OBJECTIVE » Where a line in the listing contains the string "diagram", copy that line out.

DATA ENTRIES »
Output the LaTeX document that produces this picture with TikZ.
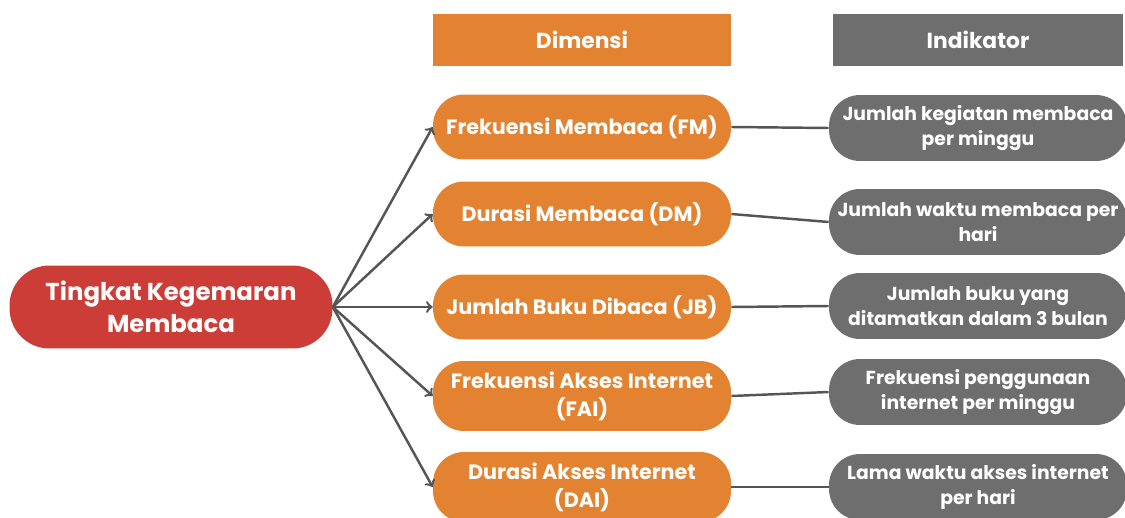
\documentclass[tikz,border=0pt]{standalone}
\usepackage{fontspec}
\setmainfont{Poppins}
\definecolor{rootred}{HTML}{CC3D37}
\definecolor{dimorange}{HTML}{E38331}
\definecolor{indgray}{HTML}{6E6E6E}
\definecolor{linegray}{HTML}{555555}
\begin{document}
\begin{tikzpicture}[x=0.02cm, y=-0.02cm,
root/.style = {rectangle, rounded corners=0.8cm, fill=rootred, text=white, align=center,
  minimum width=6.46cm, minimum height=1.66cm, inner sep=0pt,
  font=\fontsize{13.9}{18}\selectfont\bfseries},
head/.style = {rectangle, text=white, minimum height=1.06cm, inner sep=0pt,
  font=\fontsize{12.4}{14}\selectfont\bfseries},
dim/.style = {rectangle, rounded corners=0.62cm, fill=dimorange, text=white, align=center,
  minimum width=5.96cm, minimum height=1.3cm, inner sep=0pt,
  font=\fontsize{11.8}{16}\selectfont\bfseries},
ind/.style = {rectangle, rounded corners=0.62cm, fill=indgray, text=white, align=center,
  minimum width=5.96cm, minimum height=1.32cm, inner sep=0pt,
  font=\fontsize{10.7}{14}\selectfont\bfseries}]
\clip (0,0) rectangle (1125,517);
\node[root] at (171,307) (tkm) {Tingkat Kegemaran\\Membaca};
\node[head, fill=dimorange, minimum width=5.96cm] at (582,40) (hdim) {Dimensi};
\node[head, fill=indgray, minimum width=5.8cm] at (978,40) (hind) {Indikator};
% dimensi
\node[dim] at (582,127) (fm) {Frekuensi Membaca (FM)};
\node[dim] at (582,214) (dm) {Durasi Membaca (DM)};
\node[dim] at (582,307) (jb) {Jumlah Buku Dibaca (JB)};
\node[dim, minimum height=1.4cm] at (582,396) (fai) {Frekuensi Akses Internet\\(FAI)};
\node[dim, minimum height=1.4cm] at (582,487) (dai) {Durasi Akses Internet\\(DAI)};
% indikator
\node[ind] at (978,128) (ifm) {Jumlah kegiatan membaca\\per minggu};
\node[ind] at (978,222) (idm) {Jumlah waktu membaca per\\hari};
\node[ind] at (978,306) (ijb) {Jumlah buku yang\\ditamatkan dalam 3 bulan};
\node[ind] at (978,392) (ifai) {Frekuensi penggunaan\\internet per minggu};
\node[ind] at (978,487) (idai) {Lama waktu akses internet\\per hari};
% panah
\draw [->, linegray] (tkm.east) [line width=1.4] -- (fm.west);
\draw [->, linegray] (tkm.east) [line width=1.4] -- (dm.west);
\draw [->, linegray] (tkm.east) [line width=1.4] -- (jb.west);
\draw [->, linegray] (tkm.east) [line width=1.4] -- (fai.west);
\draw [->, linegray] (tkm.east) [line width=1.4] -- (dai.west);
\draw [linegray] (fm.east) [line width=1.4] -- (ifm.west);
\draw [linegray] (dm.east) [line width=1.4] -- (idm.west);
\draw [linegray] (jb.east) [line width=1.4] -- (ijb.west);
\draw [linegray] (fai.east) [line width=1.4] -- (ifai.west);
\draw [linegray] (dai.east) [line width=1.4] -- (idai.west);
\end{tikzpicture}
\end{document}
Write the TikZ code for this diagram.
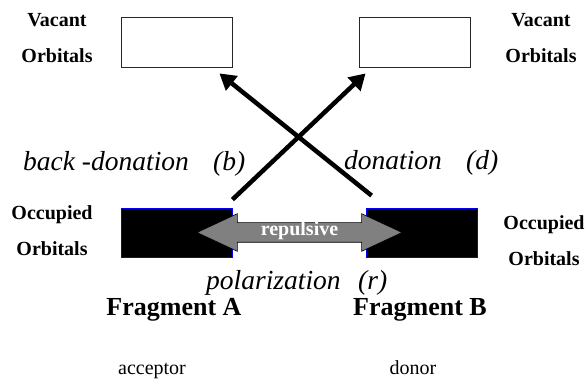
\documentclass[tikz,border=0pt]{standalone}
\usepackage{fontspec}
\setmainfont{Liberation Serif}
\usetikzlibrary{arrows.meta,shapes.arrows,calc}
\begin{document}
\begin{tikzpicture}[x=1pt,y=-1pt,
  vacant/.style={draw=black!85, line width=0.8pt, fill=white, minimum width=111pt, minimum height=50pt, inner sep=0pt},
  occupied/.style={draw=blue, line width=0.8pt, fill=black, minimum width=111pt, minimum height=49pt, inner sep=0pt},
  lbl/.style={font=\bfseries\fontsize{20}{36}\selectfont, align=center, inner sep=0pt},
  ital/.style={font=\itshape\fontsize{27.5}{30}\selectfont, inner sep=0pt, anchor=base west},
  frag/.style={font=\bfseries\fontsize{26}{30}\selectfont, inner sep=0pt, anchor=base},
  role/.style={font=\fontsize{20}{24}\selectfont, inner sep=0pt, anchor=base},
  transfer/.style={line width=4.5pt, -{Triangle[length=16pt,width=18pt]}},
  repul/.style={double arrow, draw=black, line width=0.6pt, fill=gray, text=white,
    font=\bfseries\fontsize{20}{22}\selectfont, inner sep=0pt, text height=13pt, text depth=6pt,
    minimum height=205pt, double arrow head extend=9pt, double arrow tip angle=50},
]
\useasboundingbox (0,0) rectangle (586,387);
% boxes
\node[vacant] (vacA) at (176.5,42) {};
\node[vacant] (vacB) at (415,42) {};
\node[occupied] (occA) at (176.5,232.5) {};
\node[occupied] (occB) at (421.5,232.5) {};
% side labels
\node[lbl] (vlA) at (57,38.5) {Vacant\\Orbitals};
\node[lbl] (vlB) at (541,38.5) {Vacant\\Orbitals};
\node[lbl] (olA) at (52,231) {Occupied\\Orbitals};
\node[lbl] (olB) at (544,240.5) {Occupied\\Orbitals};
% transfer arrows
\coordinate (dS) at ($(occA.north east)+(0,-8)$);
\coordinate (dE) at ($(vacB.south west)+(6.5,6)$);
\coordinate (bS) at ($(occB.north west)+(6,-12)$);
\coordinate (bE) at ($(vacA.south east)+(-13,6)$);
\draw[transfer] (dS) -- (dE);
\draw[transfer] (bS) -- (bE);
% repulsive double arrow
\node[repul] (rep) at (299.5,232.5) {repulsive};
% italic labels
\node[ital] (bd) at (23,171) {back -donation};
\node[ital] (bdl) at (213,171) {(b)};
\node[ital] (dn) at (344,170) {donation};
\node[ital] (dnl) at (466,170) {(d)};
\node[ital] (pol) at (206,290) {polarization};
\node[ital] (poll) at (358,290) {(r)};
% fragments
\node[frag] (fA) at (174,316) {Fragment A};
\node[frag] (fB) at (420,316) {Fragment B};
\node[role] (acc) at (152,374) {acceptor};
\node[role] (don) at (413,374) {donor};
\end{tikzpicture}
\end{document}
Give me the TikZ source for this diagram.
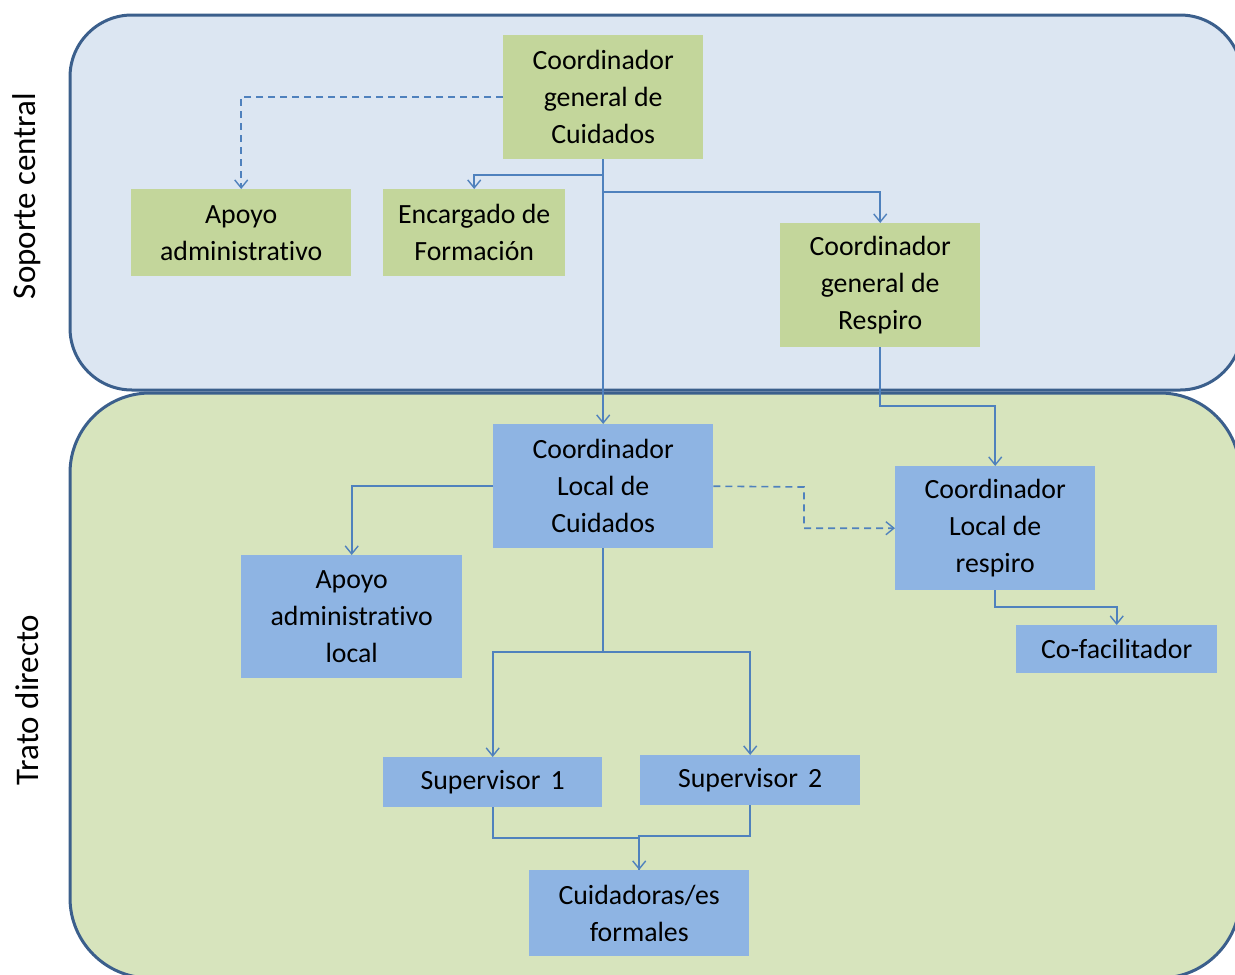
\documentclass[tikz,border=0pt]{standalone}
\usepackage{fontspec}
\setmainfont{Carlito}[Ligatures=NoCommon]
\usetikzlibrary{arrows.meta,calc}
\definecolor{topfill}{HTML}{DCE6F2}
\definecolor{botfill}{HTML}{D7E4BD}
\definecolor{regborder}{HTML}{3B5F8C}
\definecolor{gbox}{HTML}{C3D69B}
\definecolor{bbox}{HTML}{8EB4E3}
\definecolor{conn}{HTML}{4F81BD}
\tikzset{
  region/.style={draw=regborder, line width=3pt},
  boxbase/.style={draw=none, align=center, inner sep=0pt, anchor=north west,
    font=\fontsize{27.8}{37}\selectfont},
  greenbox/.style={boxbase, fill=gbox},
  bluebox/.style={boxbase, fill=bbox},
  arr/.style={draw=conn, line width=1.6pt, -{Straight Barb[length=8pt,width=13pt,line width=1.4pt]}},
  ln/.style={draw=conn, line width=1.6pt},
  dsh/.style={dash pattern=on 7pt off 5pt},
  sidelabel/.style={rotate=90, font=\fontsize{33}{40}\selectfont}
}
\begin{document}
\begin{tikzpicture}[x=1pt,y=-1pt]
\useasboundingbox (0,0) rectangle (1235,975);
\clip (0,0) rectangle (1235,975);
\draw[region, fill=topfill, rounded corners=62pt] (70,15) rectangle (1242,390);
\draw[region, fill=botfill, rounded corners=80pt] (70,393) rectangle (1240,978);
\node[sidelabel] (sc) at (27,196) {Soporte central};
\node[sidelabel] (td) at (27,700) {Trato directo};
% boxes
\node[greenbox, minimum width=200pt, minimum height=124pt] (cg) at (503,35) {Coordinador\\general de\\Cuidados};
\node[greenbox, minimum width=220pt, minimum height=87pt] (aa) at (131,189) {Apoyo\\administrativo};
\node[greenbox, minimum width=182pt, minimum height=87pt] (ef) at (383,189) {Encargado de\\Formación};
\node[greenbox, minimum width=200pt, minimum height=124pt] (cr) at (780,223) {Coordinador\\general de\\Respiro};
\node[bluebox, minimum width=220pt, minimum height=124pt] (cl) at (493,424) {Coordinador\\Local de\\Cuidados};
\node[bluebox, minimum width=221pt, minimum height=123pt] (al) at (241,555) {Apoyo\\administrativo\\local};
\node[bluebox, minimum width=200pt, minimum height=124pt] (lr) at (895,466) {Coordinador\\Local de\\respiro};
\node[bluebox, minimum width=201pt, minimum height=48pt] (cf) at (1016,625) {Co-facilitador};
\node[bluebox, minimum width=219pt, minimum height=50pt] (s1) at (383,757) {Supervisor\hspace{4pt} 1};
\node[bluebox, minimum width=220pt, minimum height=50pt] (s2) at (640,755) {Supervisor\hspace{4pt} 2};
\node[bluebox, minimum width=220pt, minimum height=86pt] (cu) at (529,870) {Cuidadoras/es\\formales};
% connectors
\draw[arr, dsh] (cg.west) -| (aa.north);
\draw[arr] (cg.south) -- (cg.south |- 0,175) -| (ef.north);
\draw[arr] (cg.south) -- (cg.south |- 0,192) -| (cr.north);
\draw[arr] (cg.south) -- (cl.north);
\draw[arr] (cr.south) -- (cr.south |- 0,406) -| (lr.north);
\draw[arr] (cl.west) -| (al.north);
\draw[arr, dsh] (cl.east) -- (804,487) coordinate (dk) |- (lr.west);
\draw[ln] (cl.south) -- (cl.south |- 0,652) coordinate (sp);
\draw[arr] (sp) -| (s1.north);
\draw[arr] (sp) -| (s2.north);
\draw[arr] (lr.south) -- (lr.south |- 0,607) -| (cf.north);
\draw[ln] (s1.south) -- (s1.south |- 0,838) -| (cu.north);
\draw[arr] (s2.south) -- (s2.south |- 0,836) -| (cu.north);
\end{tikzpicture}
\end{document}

RESULT OF THIS TASK »
Write the TikZ code for this diagram.
Give me the TikZ source for this diagram.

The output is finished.